Il ressort de l'expertise judiciaire réalisée par M. [I] que :
- les travaux de couverture étaient en cours le jour de l'orage ayant provoqué un dégât des eaux et M. [E] n'a pas mis de protection provisoire pour assurer le hors d'eau de la maison,
- l'ouvrage est affecté de multiples malfaçons qui sont listées par l'expert au rapport duquel il est renvoyé, qui relève notamment que les travaux de couverture ne sont pas conformes aux DTU et aux règles professionnelles et qu'ils n'ont pas été réalisés dans les règles de l'art ;
Il n'existe aux termes de ce rapport aucune discussion possible sur la responsabilité de M. [E] au titre de l'obligation de résultat à laquelle il est tenu et contrairement à ce qu'il soutient, l'ouvrage même non terminé qu'il a réalisé est défectueux.
La décision sera confirmée en ce qu'elle a retenu la responsabilité de l'entrepreneur.
Les préjudices :
M. [E] étant responsable des désordres, c'est également à juste titre qu'il a été condamné par les premiers juges à indemniser M. [P] du coût des travaux conservatoires de M. [C] à hauteur de 2 457, 82 euros ttc ainsi que du coût des travaux de reprise de la couverture à hauteur de 23 320 euros ttc.
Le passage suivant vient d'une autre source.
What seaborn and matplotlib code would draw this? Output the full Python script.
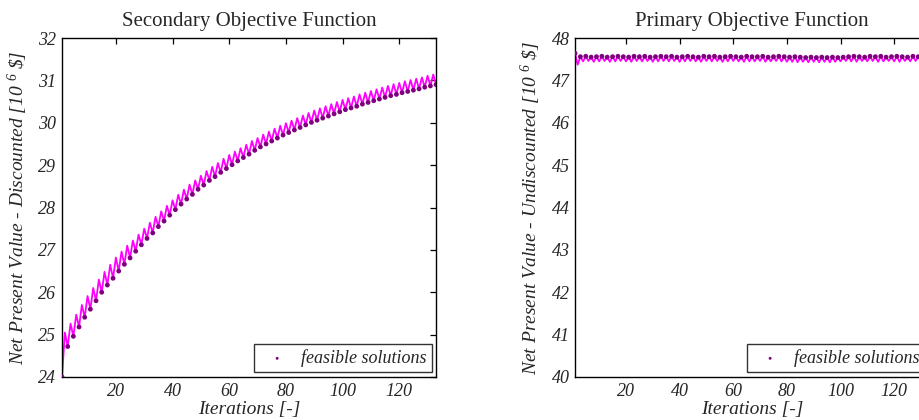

Le préjudice de jouissance, qui est subi du fait de l'absence d'étanchéité de l'ouvrage due aux carences de l'entrepreneur, ayant généré des infiltrations et inondations qui ont fortement endommagé le premier étage de l'habitation, a justement été évalué à 300 euros par mois, soit 21 600 euros mais sera actualisé à compter du jour du jugement jusqu'au jour de prononcé de l'arrêt , soit 15 mois x 300 euros = 4 500 euros.
L'article 700 du code de procédure civile :
La décision sera confirmée.
Succombant en son appel, M. [E] ne peut prétendre à une indemnité à ce titre.
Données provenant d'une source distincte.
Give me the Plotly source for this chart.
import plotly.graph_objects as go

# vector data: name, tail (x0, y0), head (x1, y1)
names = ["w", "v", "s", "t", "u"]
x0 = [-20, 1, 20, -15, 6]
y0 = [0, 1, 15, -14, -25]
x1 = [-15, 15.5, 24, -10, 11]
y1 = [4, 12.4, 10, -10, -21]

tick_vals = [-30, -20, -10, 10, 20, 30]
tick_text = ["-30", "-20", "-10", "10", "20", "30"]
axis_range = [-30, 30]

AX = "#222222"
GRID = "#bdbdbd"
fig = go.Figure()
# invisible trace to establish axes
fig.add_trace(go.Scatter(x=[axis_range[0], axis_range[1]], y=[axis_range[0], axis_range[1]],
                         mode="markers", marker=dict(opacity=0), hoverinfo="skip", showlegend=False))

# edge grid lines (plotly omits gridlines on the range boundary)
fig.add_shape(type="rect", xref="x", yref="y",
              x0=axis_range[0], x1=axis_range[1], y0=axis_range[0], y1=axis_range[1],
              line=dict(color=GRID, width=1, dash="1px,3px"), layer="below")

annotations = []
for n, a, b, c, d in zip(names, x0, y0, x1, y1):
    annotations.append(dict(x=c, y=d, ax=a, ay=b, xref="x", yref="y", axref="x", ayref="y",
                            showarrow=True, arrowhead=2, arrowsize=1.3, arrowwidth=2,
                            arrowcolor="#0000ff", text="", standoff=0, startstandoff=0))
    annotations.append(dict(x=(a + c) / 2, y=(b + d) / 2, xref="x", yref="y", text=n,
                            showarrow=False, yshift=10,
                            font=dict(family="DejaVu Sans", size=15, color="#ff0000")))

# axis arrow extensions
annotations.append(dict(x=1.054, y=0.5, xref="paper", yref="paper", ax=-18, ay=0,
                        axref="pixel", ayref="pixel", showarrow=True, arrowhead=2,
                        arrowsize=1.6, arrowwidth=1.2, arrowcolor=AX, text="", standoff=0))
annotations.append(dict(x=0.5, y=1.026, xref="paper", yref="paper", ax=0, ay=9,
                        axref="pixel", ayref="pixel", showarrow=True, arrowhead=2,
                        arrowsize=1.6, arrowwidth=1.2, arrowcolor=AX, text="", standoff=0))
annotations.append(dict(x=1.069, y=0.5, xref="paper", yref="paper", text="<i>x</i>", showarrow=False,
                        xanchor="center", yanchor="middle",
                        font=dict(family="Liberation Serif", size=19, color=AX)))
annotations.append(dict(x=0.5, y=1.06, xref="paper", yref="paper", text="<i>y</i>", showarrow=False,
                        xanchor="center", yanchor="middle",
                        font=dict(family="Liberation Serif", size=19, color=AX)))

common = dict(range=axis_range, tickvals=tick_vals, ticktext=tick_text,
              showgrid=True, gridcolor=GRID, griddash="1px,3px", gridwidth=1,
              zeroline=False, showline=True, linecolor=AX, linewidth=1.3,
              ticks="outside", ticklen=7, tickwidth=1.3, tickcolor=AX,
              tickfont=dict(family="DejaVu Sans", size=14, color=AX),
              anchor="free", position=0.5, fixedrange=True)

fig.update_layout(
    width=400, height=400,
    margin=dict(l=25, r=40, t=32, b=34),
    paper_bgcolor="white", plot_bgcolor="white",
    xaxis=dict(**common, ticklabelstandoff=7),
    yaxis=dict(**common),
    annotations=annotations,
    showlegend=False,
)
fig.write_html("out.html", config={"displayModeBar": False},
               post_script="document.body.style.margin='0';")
L'équité commande en revanche qu'il soit condamné à payer à M. [P] la somme de 2 000 euros.
Les dépens :
M. [P] n'avait pas produit devant les premiers juges l'ordonnance du 13 décembre 2016 rendue par le juge des référés du tribunal de grande instance de Troyes ayant désigné M. [I], ce qui a légitimement conduit à un débouté de sa demande au titre des frais et dépens de cette procédure.
Cette décision est produite à hauteur de cour, de sorte qu'il y a lieu d'infirmer la décision et de condamner M. [E] au paiement des dépens de l'instance de référé.
M. [E], partie succombante, sera également condamné aux dépens d'appel avec recouvrement direct par application de l'article 699 du code de procédure civile.
PAR CES MOTIFS :
Statuant publiquement et par arrêt contradictoire ;
Confirme en toutes ses dispositions le jugement rendu le 22 octobre 2021 par le tribunal judiciaire de Troyes à l'exception de sa disposition concernant les dépens.
Statuant sur ce seul point ;
Condamne M. [J] [E] aux dépens de première instance comprenant les frais et honoraires d'expertise judiciaire et les dépens relatifs à la procédure de référé expertise, avec droit de recouvrement direct conformément aux dispositions de l'article 699 du code de procédure civile.
Y ajoutant ;
Condamne M. [J] [E] à payer à M. [S] [P] la somme de 4 500 euros au titre du préjudice de jouissance actualisé au jour de l'arrêt.
Condamne M. [J] [E] à payer à M. [S] [P] la somme de 2 000 euros sur le fondement de l'article 700 du code de procédure civile.
Le déboute de sa demande à ce titre.
Condamne M. [J] [E] aux dépens d'appel avec recouvrement direct par application de l'article 699 du code de procédure civile.